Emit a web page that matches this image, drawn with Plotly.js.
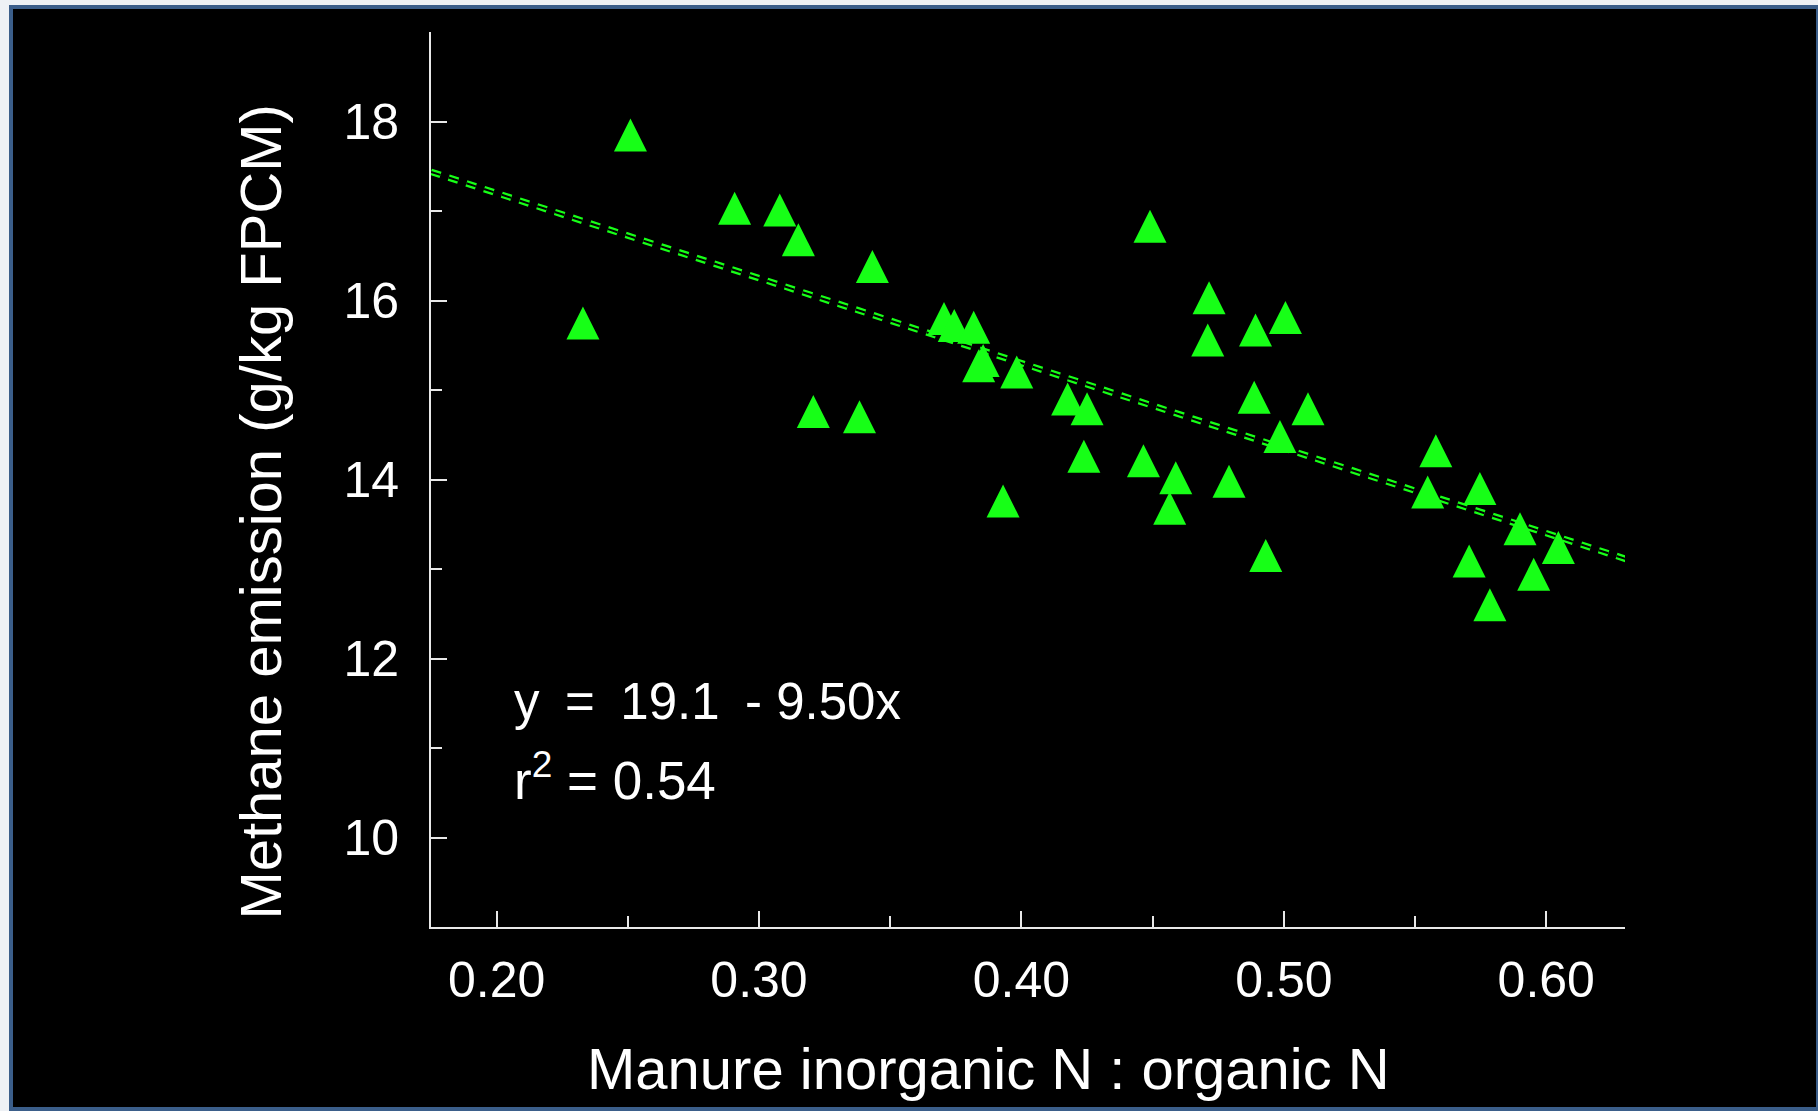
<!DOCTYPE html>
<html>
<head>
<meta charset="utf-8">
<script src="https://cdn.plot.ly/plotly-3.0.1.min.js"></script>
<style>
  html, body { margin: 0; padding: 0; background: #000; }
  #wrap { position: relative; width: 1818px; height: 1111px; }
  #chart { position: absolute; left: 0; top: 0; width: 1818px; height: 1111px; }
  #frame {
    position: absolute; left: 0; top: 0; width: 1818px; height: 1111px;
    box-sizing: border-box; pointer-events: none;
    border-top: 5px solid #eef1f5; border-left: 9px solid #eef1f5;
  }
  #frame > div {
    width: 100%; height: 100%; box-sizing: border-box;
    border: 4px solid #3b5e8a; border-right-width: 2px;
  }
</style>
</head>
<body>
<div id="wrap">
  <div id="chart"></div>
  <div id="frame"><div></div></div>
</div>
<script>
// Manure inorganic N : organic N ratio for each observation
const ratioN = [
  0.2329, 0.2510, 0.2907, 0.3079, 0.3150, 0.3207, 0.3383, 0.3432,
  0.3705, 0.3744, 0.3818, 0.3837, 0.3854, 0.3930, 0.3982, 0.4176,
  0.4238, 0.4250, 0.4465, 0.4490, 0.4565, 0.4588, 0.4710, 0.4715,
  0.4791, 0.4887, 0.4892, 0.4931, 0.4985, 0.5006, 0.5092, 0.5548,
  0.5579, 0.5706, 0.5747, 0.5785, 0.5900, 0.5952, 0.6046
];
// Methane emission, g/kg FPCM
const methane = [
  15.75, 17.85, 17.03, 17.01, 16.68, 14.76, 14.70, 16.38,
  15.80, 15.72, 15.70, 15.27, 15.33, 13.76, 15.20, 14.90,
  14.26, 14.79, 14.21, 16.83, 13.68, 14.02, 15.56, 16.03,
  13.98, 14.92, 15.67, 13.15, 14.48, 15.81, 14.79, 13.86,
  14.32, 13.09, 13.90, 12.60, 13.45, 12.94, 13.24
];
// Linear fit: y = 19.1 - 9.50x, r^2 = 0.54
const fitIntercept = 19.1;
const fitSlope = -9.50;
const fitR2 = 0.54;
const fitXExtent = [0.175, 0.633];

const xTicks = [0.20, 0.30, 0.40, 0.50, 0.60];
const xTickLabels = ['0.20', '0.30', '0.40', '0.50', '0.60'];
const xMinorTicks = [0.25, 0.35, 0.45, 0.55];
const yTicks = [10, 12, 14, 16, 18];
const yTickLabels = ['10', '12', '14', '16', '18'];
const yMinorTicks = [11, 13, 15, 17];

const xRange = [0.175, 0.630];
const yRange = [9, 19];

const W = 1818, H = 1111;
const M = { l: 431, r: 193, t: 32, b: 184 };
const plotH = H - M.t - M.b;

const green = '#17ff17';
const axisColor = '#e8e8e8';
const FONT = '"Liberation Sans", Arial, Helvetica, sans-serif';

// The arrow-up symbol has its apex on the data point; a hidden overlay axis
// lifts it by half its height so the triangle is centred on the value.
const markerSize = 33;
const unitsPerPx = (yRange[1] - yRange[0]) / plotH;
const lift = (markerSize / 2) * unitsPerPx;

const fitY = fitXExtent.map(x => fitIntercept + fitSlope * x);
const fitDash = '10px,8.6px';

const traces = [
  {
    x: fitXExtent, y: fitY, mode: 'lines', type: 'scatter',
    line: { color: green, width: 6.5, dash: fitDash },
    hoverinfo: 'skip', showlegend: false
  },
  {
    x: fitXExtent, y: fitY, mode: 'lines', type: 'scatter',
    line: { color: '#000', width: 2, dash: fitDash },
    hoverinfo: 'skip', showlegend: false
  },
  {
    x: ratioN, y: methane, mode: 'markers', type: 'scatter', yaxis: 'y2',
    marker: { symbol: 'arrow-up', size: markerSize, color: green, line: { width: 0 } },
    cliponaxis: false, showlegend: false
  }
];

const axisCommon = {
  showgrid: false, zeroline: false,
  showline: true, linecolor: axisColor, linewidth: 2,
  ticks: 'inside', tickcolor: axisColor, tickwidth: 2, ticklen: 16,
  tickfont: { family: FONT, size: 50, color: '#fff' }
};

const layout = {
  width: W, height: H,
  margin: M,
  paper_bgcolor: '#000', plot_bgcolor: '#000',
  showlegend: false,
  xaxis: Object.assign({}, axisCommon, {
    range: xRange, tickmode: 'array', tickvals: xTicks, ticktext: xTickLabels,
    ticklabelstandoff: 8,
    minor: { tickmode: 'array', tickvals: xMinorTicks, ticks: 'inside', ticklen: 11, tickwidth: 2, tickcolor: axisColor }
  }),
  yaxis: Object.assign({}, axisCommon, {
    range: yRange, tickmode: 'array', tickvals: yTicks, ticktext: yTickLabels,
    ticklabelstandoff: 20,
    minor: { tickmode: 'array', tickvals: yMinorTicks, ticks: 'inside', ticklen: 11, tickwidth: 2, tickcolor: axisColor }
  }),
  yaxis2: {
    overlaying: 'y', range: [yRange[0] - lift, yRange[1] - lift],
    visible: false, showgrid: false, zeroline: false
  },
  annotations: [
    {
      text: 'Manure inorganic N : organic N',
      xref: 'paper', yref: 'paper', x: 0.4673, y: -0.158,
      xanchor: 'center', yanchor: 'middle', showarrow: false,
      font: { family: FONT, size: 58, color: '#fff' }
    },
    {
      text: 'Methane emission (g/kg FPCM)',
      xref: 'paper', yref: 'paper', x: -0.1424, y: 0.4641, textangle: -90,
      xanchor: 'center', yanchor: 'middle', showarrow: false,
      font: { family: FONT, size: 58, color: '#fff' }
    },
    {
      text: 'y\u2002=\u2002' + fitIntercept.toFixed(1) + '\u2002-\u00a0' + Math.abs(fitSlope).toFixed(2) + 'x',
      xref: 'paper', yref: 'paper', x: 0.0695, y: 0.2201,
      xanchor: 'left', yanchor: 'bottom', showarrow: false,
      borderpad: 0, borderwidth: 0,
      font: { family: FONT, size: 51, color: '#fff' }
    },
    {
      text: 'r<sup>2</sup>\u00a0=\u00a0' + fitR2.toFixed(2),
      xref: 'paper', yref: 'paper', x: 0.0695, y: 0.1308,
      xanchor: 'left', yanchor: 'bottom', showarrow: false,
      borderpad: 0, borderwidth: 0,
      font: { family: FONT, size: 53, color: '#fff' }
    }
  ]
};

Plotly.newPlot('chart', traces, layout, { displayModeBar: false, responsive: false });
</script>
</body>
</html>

▬▬▬

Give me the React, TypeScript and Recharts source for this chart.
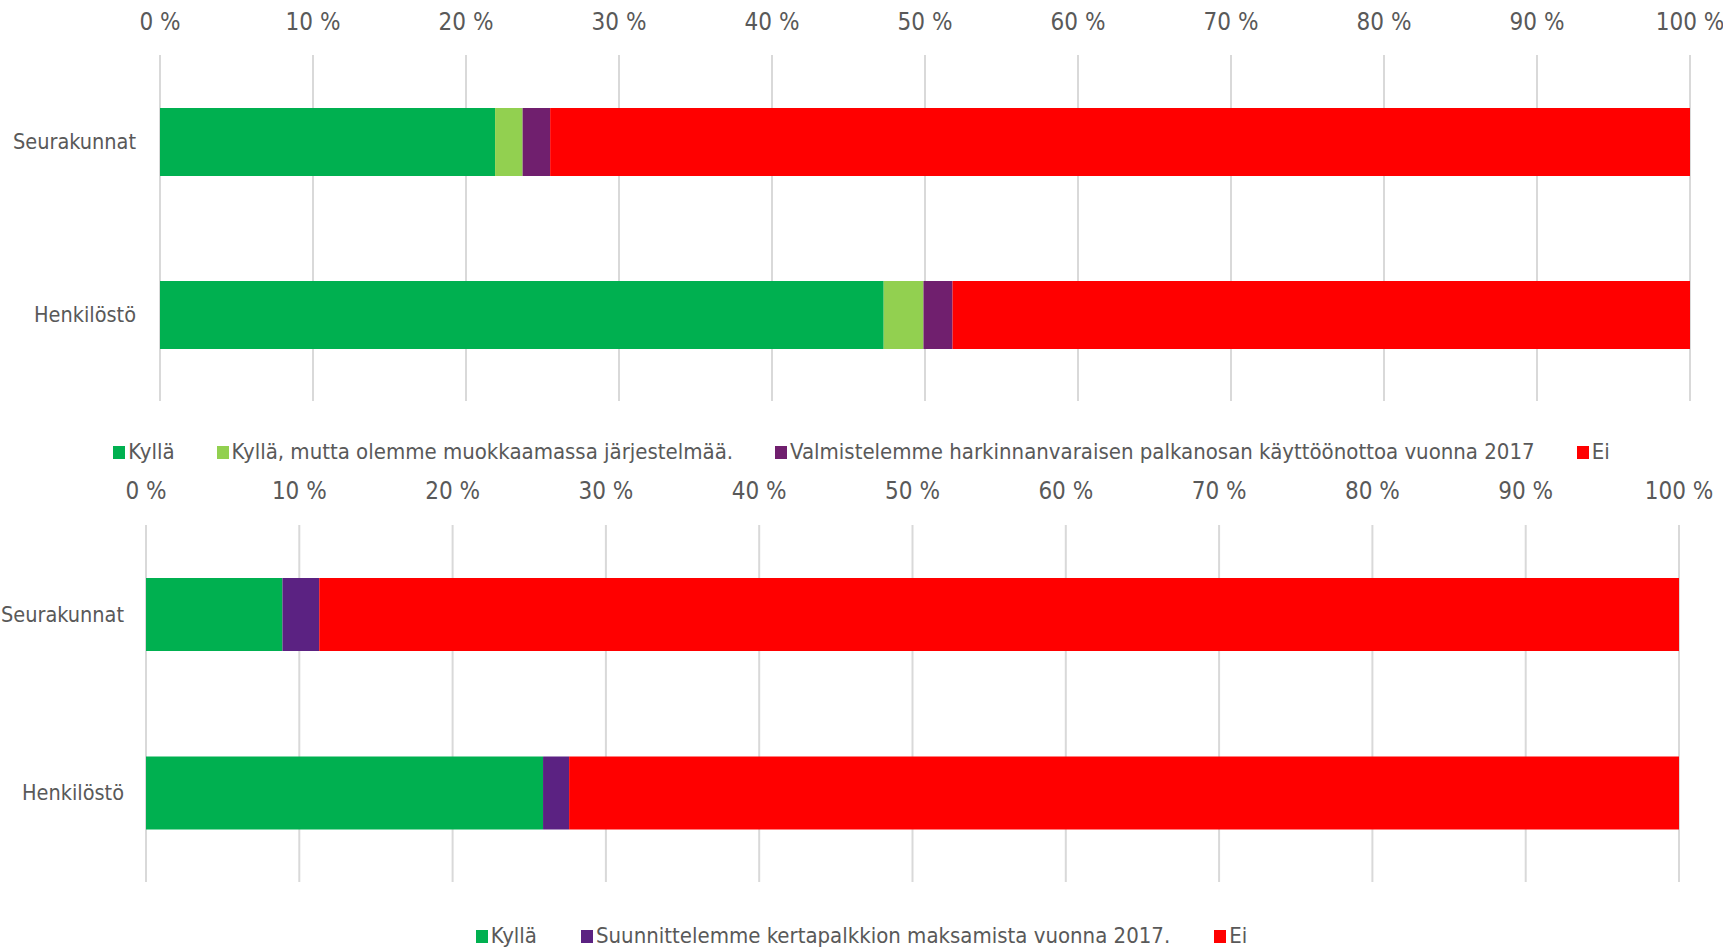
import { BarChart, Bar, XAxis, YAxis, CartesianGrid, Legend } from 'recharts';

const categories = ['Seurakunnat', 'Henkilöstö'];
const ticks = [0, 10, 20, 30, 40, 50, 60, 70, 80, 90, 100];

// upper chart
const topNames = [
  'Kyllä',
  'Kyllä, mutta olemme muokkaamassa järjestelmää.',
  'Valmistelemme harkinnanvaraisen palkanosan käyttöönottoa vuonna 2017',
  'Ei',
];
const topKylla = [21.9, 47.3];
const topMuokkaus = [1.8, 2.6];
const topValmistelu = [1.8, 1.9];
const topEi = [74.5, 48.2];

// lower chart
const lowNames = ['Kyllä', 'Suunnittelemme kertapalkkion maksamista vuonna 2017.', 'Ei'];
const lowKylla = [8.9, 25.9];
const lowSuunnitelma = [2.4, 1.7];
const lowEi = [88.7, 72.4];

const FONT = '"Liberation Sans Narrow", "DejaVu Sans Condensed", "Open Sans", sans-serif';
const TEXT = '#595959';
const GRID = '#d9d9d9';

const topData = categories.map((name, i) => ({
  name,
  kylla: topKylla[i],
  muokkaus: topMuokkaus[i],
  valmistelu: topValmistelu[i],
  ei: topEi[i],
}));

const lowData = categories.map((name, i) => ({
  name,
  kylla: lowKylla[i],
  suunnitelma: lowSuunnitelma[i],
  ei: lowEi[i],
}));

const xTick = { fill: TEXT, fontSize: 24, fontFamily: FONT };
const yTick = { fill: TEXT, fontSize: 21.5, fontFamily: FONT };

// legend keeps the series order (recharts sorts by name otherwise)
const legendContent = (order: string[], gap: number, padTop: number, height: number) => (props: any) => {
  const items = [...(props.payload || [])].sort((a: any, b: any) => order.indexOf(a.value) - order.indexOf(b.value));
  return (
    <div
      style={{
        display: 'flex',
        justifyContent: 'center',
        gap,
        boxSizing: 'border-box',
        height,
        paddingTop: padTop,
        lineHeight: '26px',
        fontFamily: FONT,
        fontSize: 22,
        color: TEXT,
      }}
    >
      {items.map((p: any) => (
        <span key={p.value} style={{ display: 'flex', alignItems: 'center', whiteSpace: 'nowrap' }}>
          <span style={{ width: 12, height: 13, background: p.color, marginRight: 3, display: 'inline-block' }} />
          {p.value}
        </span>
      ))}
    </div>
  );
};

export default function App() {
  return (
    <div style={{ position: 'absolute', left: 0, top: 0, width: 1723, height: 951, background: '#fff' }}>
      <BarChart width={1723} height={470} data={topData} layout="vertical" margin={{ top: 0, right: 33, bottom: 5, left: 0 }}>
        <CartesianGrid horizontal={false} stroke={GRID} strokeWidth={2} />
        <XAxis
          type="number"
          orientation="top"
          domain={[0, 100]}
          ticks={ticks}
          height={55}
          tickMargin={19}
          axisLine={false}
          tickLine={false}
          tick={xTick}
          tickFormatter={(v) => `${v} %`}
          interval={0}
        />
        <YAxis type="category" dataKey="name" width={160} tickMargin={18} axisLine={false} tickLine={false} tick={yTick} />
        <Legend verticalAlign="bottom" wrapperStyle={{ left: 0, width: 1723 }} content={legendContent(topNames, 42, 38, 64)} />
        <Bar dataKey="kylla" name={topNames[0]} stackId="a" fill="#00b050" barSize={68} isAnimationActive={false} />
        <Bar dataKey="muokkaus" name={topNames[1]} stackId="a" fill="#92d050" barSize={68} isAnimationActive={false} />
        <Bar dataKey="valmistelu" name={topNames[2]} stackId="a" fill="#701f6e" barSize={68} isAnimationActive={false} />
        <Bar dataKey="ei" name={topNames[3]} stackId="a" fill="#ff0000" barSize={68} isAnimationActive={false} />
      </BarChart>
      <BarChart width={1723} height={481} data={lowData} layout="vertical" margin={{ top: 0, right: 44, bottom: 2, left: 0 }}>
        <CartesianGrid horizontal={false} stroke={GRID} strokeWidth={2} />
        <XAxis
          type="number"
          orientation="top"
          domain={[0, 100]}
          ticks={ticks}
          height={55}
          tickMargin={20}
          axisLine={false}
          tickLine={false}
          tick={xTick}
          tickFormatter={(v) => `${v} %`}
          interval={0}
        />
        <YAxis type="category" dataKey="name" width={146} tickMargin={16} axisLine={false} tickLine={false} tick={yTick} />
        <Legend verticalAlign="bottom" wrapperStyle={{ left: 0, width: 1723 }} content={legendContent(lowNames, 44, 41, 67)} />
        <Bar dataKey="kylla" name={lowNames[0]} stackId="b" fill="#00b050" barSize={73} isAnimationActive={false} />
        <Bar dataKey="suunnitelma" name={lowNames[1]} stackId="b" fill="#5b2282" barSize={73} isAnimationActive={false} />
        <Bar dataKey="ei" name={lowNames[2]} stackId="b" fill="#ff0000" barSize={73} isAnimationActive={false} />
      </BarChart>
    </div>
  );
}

▬▬▬

* _WHAT YOU ARE ASKED TO DO_: Take the stretch from the line containing "Emit a web page" through the line containing "const fitXExtent = [0.175, 0.633];" and reproduce it exactly, both ends included. Omit the pictures.

* _PROBLEM SOLUTION_:
Emit a web page that matches this image, drawn with Plotly.js.
<!DOCTYPE html>
<html>
<head>
<meta charset="utf-8">
<script src="https://cdn.plot.ly/plotly-3.0.1.min.js"></script>
<style>
  html, body { margin: 0; padding: 0; background: #000; }
  #wrap { position: relative; width: 1818px; height: 1111px; }
  #chart { position: absolute; left: 0; top: 0; width: 1818px; height: 1111px; }
  #frame {
    position: absolute; left: 0; top: 0; width: 1818px; height: 1111px;
    box-sizing: border-box; pointer-events: none;
    border-top: 5px solid #eef1f5; border-left: 9px solid #eef1f5;
  }
  #frame > div {
    width: 100%; height: 100%; box-sizing: border-box;
    border: 4px solid #3b5e8a; border-right-width: 2px;
  }
</style>
</head>
<body>
<div id="wrap">
  <div id="chart"></div>
  <div id="frame"><div></div></div>
</div>
<script>
// Manure inorganic N : organic N ratio for each observation
const ratioN = [
  0.2329, 0.2510, 0.2907, 0.3079, 0.3150, 0.3207, 0.3383, 0.3432,
  0.3705, 0.3744, 0.3818, 0.3837, 0.3854, 0.3930, 0.3982, 0.4176,
  0.4238, 0.4250, 0.4465, 0.4490, 0.4565, 0.4588, 0.4710, 0.4715,
  0.4791, 0.4887, 0.4892, 0.4931, 0.4985, 0.5006, 0.5092, 0.5548,
  0.5579, 0.5706, 0.5747, 0.5785, 0.5900, 0.5952, 0.6046
];
// Methane emission, g/kg FPCM
const methane = [
  15.75, 17.85, 17.03, 17.01, 16.68, 14.76, 14.70, 16.38,
  15.80, 15.72, 15.70, 15.27, 15.33, 13.76, 15.20, 14.90,
  14.26, 14.79, 14.21, 16.83, 13.68, 14.02, 15.56, 16.03,
  13.98, 14.92, 15.67, 13.15, 14.48, 15.81, 14.79, 13.86,
  14.32, 13.09, 13.90, 12.60, 13.45, 12.94, 13.24
];
// Linear fit: y = 19.1 - 9.50x, r^2 = 0.54
const fitIntercept = 19.1;
const fitSlope = -9.50;
const fitR2 = 0.54;
const fitXExtent = [0.175, 0.633];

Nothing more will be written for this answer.